| AIM OF THE EXERCISE |
Reproduce exactly the lines below, from the first one through the line containing "ax = fig.add_axes([120/636, 1-488/537, 1-120/636, (488-15)/537])", and omit any pictures.

═════ RECORDS SUPPLIED

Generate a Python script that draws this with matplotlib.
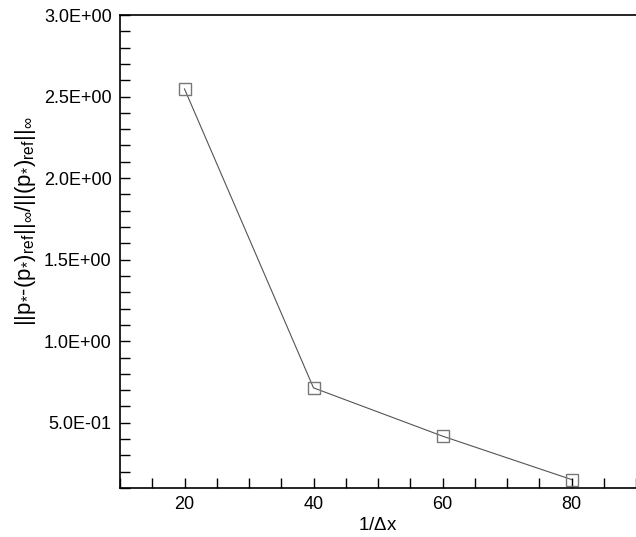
import numpy as np
import matplotlib
matplotlib.use('Agg')
import matplotlib.pyplot as plt
from matplotlib.ticker import MultipleLocator, FuncFormatter

plt.rcParams['font.family'] = 'Liberation Sans'
plt.rcParams['mathtext.fontset'] = 'custom'
plt.rcParams['mathtext.rm'] = 'Liberation Sans'
plt.rcParams['mathtext.it'] = 'Liberation Sans'
plt.rcParams['mathtext.default'] = 'regular'

# data
inv_dx = [20, 40, 60, 80]
err = [2.547, 0.714, 0.418, 0.152]

fig = plt.figure(figsize=(6.36, 5.37), dpi=100)
ax = fig.add_axes([120/636, 1-488/537, 1-120/636, (488-15)/537])

ax.plot(inv_dx, err, color='#555555', linewidth=0.8, marker='s', markersize=9,
        markerfacecolor='none', markeredgecolor='#777777', markeredgewidth=1.0)

ax.set_xlim(10, 90)
ax.set_ylim(0.1, 3.0)
ax.xaxis.set_major_locator(MultipleLocator(20))
ax.xaxis.set_minor_locator(MultipleLocator(5))
ax.yaxis.set_major_locator(MultipleLocator(0.5))
ax.yaxis.set_minor_locator(MultipleLocator(0.1))
ax.yaxis.set_major_formatter(FuncFormatter(lambda v, p: '%.1E' % v if v > 0.3 else ''))

ax.tick_params(which='both', direction='in', length=7, width=1.0, labelsize=13, pad=6,
               top=False, right=False)
ax.spines['right'].set_visible(False)
for s in ['left', 'bottom', 'top']:
    ax.spines[s].set_linewidth(1.2)

ax.set_xlabel(r'1/$\Delta$x', fontsize=13.5, labelpad=3)
fig.text(26/636, 1-221/537,
         r'||p$_{*}$-(p$_{*}$)$_{ref}$||$_{\infty}$/||(p$_{*}$)$_{ref}$||$_{\infty}$',
         rotation=90, ha='center', va='center', fontsize=16)

fig.savefig('out.png', dpi=100)
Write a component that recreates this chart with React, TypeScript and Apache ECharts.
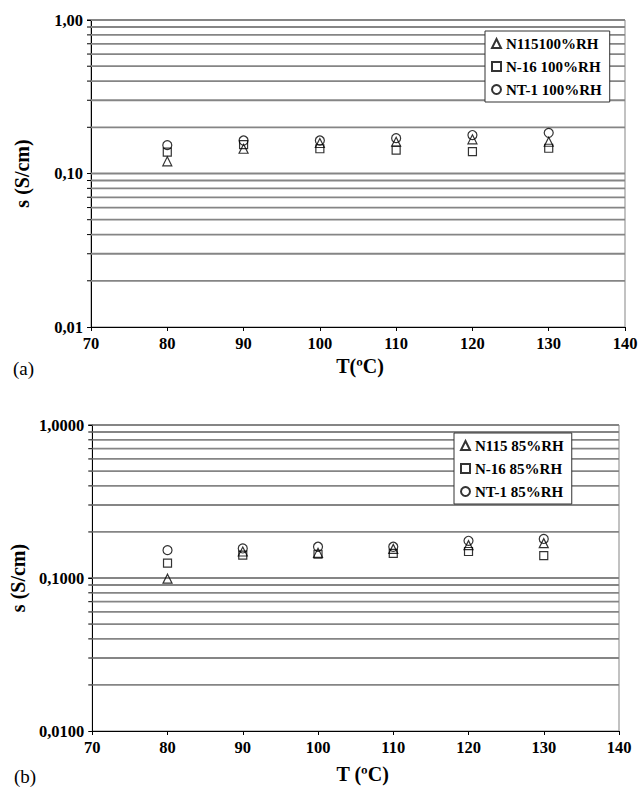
import React, { useEffect, useRef } from "react";
import * as echarts from "echarts";

const temps = [80, 90, 100, 110, 120, 130];

// (a) 100% RH
const seriesNamesA = ["N115100%RH", "N-16 100%RH", "NT-1 100%RH"];
const n115A = [0.12, 0.145, 0.158, 0.161, 0.167, 0.161];
const n16A = [0.138, 0.154, 0.145, 0.142, 0.139, 0.146];
const nt1A = [0.153, 0.164, 0.164, 0.17, 0.178, 0.184];

// (b) 85% RH
const seriesNamesB = ["N115 85%RH", "N-16 85%RH", "NT-1 85%RH"];
const n115B = [0.099, 0.149, 0.146, 0.155, 0.164, 0.169];
const n16B = [0.125, 0.141, 0.143, 0.145, 0.149, 0.14];
const nt1B = [0.152, 0.156, 0.16, 0.16, 0.175, 0.18];

const xTicks = [70, 80, 90, 100, 110, 120, 130, 140];
const yDecades = [0.01, 0.1, 1];
const yLabelsA = ["0,01", "0,10", "1,00"];
const yLabelsB = ["0,0100", "0,1000", "1,0000"];
const gridValues = [
  0.02, 0.03, 0.04, 0.05, 0.06, 0.07, 0.08, 0.09, 0.1,
  0.2, 0.3, 0.4, 0.5, 0.6, 0.7, 0.8, 0.9, 1,
];

const symbols = ["triangle", "rect", "circle"];
const symbolSizes = [9, 8, 9];
const FONT = "'Liberation Serif', 'Times New Roman', 'DejaVu Serif', serif";

function labelFor(labels: string[]) {
  return (v: number) => {
    for (let i = 0; i < yDecades.length; i++) {
      if (Math.abs(Math.log10(v) - Math.log10(yDecades[i])) < 1e-6) return labels[i];
    }
    return "";
  };
}

export default function App() {
  const ref = useRef<HTMLDivElement>(null);
  useEffect(() => {
    if (!ref.current) return;
    const chart = echarts.init(ref.current, undefined, { renderer: "svg" });
    const xMin = xTicks[0];
    const xMax = xTicks[xTicks.length - 1];

    const makeX = (gi: number, name: string, gap: number, shift: number) => ({
      type: "value",
      gridIndex: gi,
      min: xMin,
      max: xMax,
      interval: 10,
      name,
      nameLocation: "middle",
      nameGap: gap,
      nameTextStyle: { fontFamily: FONT, fontWeight: "bold", fontSize: 20, color: "#000", padding: [0, 0, 0, shift] },
      axisLine: { lineStyle: { color: "#000", width: 1 } },
      axisTick: { show: true, inside: false, length: 4, lineStyle: { color: "#000" } },
      axisLabel: { fontFamily: FONT, fontWeight: "bold", fontSize: 16.5, color: "#000", margin: 8 },
      splitLine: { show: false },
    });
    const makeY = (gi: number, labels: string[]) => ({
      type: "log",
      logBase: 10,
      gridIndex: gi,
      min: 0.01,
      max: 1,
      name: "s (S/cm)",
      nameLocation: "middle",
      nameGap: 59,
      nameRotate: 90,
      nameTextStyle: { fontFamily: FONT, fontWeight: "bold", fontSize: 20, color: "#000" },
      axisLine: { show: true, lineStyle: { color: "#000", width: 1 } },
      axisTick: { show: true, inside: false, length: 4, lineStyle: { color: "#000" } },
      axisLabel: {
        fontFamily: FONT, fontWeight: "bold", fontSize: 16.5, color: "#000", margin: 8,
        formatter: labelFor(labels),
      },
      splitLine: { show: false },
      minorTick: { show: false },
    });

    const gridSeries = (gi: number) => ({
      type: "custom",
      xAxisIndex: gi,
      yAxisIndex: gi,
      silent: true,
      z: 1,
      data: gridValues.map((v) => [xMin, v]),
      encode: { x: 0, y: 1 },
      renderItem: (params: any, api: any) => {
        const v = api.value(1);
        const p0 = api.coord([xMin, v]);
        const p1 = api.coord([xMax, v]);
        return {
          type: "group",
          children: [
            { type: "line", shape: { x1: p0[0], y1: p0[1], x2: p1[0], y2: p1[1] }, style: { stroke: "#858585", lineWidth: 1.8 } },
            { type: "line", shape: { x1: p0[0] - 4, y1: p0[1], x2: p0[0], y2: p0[1] }, style: { stroke: "#000", lineWidth: 1 } },
          ],
        };
      },
    });

    const scatter = (gi: number, name: string, vals: number[], k: number) => ({
      type: "scatter",
      name,
      xAxisIndex: gi,
      yAxisIndex: gi,
      z: 3,
      symbol: symbols[k],
      symbolSize: symbolSizes[k],
      itemStyle: { color: "rgba(255,255,255,0)", borderColor: "#000", borderWidth: 1.2 },
      data: temps.map((t, i) => [t, vals[i]]),
    });

    const legendCommon = {
      orient: "vertical",
      backgroundColor: "#fff",
      borderColor: "#333",
      borderWidth: 1,
      padding: [5, 8, 5, 6],
      itemGap: 8,
      itemWidth: 9,
      itemHeight: 9,
      selectedMode: false,
      textStyle: { fontFamily: FONT, fontWeight: "bold", fontSize: 15, lineHeight: 15, color: "#000", padding: [0, 0, 0, 0] },
    };

    chart.setOption({
      animation: false,
      backgroundColor: "#fff",
      grid: [
        { left: 91, top: 20, width: 534, height: 307, show: true, borderColor: "#858585", borderWidth: 1, backgroundColor: "transparent" },
        { left: 91, top: 425, width: 528, height: 306, show: true, borderColor: "#858585", borderWidth: 1, backgroundColor: "transparent" },
      ],
      xAxis: [makeX(0, "T(ºC)", 29, 4), makeX(1, "T (ºC)", 33, 14)],
      yAxis: [makeY(0, yLabelsA), makeY(1, yLabelsB)],
      legend: [
        { ...legendCommon, left: 485, top: 31, data: seriesNamesA },
        { ...legendCommon, left: 454, top: 433, data: seriesNamesB },
      ],
      graphic: [
        { type: "text", left: 13, top: 359, style: { text: "(a)", fontFamily: FONT, fontSize: 19, fill: "#000" } },
        { type: "text", left: 14, top: 767, style: { text: "(b)", fontFamily: FONT, fontSize: 19, fill: "#000" } },
      ],
      series: [
        gridSeries(0),
        gridSeries(1),
        scatter(0, seriesNamesA[0], n115A, 0),
        scatter(0, seriesNamesA[1], n16A, 1),
        scatter(0, seriesNamesA[2], nt1A, 2),
        scatter(1, seriesNamesB[0], n115B, 0),
        scatter(1, seriesNamesB[1], n16B, 1),
        scatter(1, seriesNamesB[2], nt1B, 2),
      ],
    });
    return () => chart.dispose();
  }, []);
  return <div ref={ref} style={{ position: "absolute", left: 0, top: 0, width: 643, height: 791 }} />;
}
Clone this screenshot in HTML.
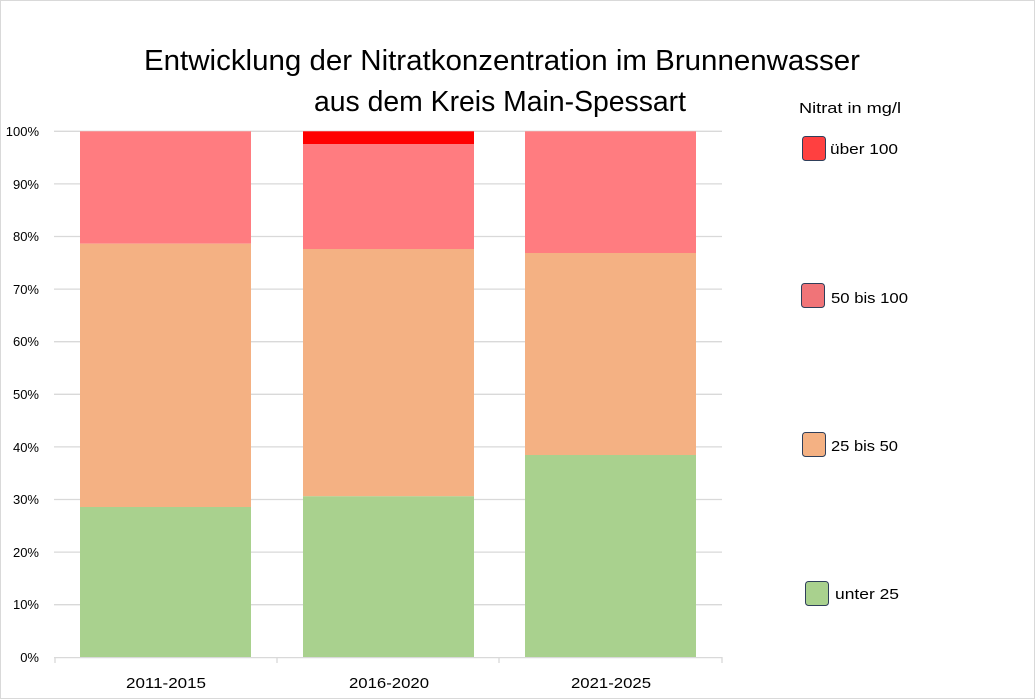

══════════

| RESULT OF THE TASK |
Generate a Python script that draws this with matplotlib.
import numpy as np
import matplotlib
matplotlib.use('Agg')
import matplotlib.pyplot as plt
from matplotlib.ticker import MultipleLocator, FuncFormatter

plt.rcParams['font.family'] = 'Liberation Sans'
plt.rcParams['mathtext.fontset'] = 'custom'
plt.rcParams['mathtext.rm'] = 'Liberation Sans'
plt.rcParams['mathtext.it'] = 'Liberation Sans'
plt.rcParams['mathtext.default'] = 'regular'

# data
inv_dx = [20, 40, 60, 80]
err = [2.547, 0.714, 0.418, 0.152]

fig = plt.figure(figsize=(6.36, 5.37), dpi=100)
ax = fig.add_axes([120/636, 1-488/537, 1-120/636, (488-15)/537])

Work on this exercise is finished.